Friday, November 24, 2006

LE-LIVRE-DES-NUITS

Sylvie Germain

Le livre des nuits

Editions Gallimard, 1985


Extractions



Puisque le monde n’était qu’un obscur bas-fond où Dieu prenait plaisir à voir patauger et souffrir les hommes, il se devait de dénoncer à tous cette méchanceté divine et de clamer partout la puanteur humaine.

.......... .......... .......... ..........


Et elle ne pleura pas son fils car elle savait, au seuil où elle-même se tenait maintenant, que les larmes et les lamentations ne font qu’affoler et retarder les morts dans leur passage déjà si difficile vers l’autre côté du monde.

.......... .......... .......... ..........


Nuit-d’Or accrocha la tête du cheval au fronton du porche de la cour.
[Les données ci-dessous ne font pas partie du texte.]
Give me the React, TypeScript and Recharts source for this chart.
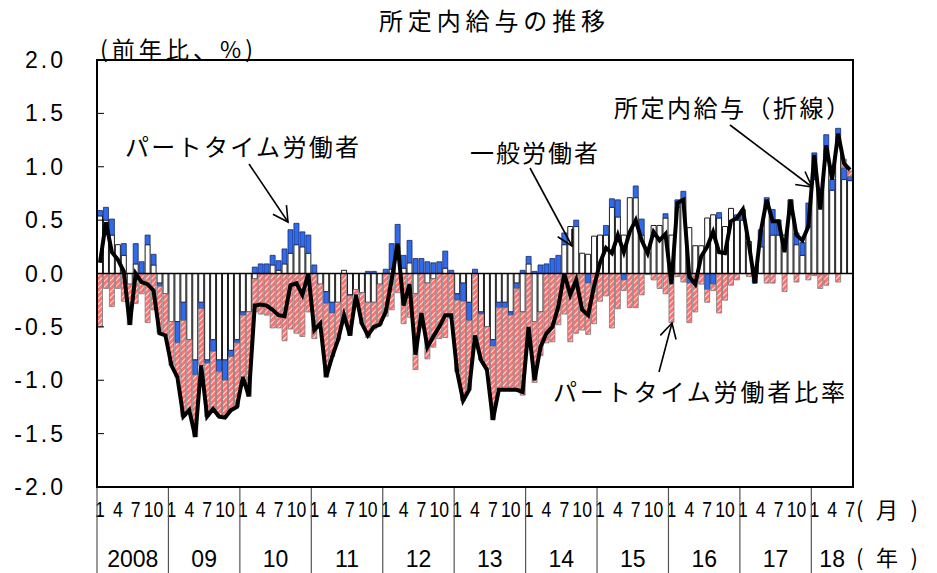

Mais ce défi ne s’adressait à aucun autre animal ni même aux hommes, -il ne visait que Celui à l’aplomb duquel la mort surgissait toujours sans rime ni raison, se permettant de saccager d’une simple ruade la lente et laborieuse construction du bonheur des hommes.

.......... .......... .......... ..........
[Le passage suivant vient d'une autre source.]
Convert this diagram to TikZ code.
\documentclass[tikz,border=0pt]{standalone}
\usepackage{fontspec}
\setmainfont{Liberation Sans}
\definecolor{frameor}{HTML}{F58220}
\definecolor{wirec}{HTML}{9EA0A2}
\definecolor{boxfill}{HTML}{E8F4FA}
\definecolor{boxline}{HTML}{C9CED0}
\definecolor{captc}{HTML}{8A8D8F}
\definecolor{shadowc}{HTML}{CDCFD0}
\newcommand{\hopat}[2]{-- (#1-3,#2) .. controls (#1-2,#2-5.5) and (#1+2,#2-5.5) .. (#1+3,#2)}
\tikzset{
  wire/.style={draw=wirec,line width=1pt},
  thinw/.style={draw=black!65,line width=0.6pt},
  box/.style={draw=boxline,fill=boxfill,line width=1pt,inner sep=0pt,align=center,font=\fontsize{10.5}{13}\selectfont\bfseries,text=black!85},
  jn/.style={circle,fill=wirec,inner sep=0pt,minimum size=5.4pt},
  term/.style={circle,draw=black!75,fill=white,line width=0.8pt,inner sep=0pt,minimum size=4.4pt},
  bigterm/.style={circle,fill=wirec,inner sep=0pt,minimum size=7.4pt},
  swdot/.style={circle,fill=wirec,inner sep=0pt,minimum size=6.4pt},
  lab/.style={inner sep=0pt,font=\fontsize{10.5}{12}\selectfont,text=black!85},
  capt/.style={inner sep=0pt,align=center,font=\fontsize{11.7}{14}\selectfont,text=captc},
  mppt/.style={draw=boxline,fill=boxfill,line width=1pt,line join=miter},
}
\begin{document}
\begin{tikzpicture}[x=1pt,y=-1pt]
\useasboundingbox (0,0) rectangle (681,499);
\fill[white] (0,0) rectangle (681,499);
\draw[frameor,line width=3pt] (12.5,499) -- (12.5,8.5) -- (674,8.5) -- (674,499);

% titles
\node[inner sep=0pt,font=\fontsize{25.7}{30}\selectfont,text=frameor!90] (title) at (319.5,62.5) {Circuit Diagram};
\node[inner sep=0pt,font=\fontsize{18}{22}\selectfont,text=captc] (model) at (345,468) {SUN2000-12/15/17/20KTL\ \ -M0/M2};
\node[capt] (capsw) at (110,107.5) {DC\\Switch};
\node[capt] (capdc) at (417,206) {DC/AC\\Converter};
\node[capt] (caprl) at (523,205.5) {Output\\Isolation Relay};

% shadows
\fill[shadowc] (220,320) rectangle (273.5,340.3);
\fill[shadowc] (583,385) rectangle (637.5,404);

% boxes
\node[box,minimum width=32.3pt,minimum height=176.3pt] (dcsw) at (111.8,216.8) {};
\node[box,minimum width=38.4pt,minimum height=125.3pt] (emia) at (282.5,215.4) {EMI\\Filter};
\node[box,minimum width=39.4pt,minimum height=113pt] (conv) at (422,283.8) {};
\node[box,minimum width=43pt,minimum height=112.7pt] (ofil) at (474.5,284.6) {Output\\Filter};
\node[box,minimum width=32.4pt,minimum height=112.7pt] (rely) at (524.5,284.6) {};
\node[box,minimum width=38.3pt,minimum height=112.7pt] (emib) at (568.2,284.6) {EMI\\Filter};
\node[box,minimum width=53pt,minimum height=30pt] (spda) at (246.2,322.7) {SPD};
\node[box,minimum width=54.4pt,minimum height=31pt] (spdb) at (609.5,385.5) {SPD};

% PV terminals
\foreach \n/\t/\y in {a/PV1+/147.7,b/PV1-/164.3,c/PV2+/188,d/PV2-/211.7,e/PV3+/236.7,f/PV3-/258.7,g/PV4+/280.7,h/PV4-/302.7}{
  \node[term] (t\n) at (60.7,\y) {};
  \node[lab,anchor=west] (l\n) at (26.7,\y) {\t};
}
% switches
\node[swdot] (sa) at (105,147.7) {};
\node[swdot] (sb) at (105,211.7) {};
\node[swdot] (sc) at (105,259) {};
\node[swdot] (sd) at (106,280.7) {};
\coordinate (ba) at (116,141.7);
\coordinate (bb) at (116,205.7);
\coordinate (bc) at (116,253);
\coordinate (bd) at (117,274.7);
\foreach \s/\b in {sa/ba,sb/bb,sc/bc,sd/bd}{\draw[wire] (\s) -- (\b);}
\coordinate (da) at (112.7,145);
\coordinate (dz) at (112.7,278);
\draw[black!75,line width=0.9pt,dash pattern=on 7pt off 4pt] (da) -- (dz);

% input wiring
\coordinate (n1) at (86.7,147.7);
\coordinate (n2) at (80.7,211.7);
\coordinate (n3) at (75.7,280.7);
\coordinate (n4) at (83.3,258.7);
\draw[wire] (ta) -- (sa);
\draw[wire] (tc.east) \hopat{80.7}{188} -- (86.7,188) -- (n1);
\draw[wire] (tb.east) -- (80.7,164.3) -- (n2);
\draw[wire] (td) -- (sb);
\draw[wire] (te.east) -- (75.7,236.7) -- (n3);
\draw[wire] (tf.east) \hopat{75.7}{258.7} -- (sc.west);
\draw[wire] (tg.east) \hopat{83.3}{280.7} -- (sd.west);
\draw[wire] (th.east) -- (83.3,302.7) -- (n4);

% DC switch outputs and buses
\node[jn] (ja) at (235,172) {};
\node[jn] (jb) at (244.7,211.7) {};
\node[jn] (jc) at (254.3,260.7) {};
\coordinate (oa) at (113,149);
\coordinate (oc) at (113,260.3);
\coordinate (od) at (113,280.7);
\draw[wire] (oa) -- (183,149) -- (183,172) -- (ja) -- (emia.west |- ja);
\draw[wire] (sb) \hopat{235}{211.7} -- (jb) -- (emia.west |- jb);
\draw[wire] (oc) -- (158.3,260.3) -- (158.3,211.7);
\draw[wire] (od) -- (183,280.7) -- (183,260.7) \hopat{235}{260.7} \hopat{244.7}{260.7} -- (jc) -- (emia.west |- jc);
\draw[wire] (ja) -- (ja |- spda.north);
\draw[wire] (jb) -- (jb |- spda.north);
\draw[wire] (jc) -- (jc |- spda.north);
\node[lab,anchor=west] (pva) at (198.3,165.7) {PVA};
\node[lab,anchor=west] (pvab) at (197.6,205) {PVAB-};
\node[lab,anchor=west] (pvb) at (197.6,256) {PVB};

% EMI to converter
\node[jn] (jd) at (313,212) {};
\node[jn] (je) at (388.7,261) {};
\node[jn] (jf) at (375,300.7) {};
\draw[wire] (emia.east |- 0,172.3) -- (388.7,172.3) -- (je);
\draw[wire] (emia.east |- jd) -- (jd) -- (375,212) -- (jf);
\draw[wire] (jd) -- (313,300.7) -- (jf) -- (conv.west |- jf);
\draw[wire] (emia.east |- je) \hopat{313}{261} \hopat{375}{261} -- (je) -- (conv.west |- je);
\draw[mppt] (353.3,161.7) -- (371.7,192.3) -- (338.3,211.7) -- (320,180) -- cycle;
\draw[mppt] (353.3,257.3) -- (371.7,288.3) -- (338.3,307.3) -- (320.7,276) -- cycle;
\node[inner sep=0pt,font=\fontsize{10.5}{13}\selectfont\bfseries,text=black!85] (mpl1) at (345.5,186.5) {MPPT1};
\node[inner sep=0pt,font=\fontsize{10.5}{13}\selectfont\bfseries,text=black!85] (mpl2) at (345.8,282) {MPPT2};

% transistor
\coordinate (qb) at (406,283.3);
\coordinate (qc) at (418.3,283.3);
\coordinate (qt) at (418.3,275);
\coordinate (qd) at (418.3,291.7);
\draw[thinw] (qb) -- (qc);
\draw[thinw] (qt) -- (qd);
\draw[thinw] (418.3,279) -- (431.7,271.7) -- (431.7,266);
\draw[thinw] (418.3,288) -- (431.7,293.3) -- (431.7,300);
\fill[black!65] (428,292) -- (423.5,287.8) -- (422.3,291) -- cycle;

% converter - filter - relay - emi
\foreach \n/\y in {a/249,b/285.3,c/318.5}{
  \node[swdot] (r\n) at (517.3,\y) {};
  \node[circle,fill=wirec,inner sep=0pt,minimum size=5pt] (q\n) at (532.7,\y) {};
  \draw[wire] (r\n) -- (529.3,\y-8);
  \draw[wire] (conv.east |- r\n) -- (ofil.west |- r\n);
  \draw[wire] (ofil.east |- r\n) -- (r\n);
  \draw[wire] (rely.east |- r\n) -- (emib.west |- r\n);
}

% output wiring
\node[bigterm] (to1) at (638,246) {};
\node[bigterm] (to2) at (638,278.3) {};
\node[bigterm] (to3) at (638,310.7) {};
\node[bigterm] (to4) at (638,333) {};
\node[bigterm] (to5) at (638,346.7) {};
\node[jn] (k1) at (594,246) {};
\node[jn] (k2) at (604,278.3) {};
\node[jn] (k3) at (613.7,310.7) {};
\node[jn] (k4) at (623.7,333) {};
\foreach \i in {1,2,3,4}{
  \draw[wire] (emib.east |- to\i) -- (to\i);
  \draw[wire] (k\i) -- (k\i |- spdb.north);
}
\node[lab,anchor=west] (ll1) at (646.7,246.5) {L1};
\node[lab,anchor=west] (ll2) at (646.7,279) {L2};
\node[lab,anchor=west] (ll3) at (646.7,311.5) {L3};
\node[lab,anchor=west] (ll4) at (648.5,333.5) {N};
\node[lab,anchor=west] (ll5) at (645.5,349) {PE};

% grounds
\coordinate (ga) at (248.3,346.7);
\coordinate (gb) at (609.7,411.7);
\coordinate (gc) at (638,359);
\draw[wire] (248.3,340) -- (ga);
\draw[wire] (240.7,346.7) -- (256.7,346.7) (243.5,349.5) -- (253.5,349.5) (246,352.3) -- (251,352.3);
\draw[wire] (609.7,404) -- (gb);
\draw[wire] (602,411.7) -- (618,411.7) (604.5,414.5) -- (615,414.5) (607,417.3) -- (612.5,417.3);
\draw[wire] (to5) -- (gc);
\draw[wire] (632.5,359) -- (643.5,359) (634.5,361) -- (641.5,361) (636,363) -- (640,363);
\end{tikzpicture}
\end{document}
Les plus simples mots jetés dans un cahier ont besoin, pour effeuiller leur voix, de se tenir longtemps reclus dans le silence, de se désœuvrer dans l’oubli.

.......... .......... .......... ..........


Mais le temps tout d’un coup s’emballait, les jours et les nuits se désheuraient, sonnant à tout moment grand fracas des heures hautement fantaisistes, sinon fantasques. C’était en fait sempiternellement la même heure, -la même impossible dernière heure, qui n’en finissait pas de congédier hors de la vie des cents de soldats tout juste arrivés à l’âge d’homme.

.......... .......... .......... ..........


Nuit-d’Or-Gueule-de-Loup pensa que tant la joie que la beauté étaient choses si rares et brèves sur la terre qu’il fallait savoir les honorer lorsqu’elles passaient, fût-ce le temps d’un jour, aussi jugea-t-il que la folie amoureuse de sa fille méritait bien une telle dépense.

.......... .......... .......... ..........


D’épouse en épouse il gardait le silence et chacune de ses unions s’établissait dans le partage de ce silence. Sang-Bleu, plus encore que les deux autres, ne questionnait jamais elle-même et parlait moins encore de soi. Elle semblait avoir été taillée corps et âme dans le silence, jusqu’à cette peau si lisse qui donnait au moindre de ses gestes l’allure ondoyante d’un poisson filant au fond de l’eau. Et c’était cette part de silence qu’il avait le plus aimée en chacune de ses épouses.

.......... .......... .......... ..........


Ils ne connaissaient en effet de l’amour que les chemins de traverse les plus obliques, les plus déjetés hors de la tendresse et de la patience. Des chemins taillés à l’abrupt du désir, à pic sur le vide, à fleur de hâte et de folie, -où ils s’élançaient à cœur perdu. Et ces chemins, comme les sentiers magiques qui serpentent dans les forêts de légende, ne s’ouvraient qu’à leur passage pour se refermer aussitôt sur leurs pas.

.......... .......... .......... ..........


Et voilà qu’il revenait enfin, sans autre gloire que d’avoir été absolument fidèle à son amour, sans autre surnom de combat que le sobriquet Fou-d’Elle. Il revenait comme une ombre longtemps séparée de son corps et qui, à l‘instant de retrouver ce corps et de reprendre chair et vie, se met à trembler, terriblement, de joie.

.......... .......... .......... ..........


C’est que ce nom, comme tant d’autres, était tout hérissé de barbelés, de fumées noires, de miradors, de crocs de chiens et d’os humains.
-Sachsenhausen. Un nom annulatif raturant d’un seul trait les noms de Ruth, Sylvestre. Samuel, Yvonne et Suzanne. Un nom définitif.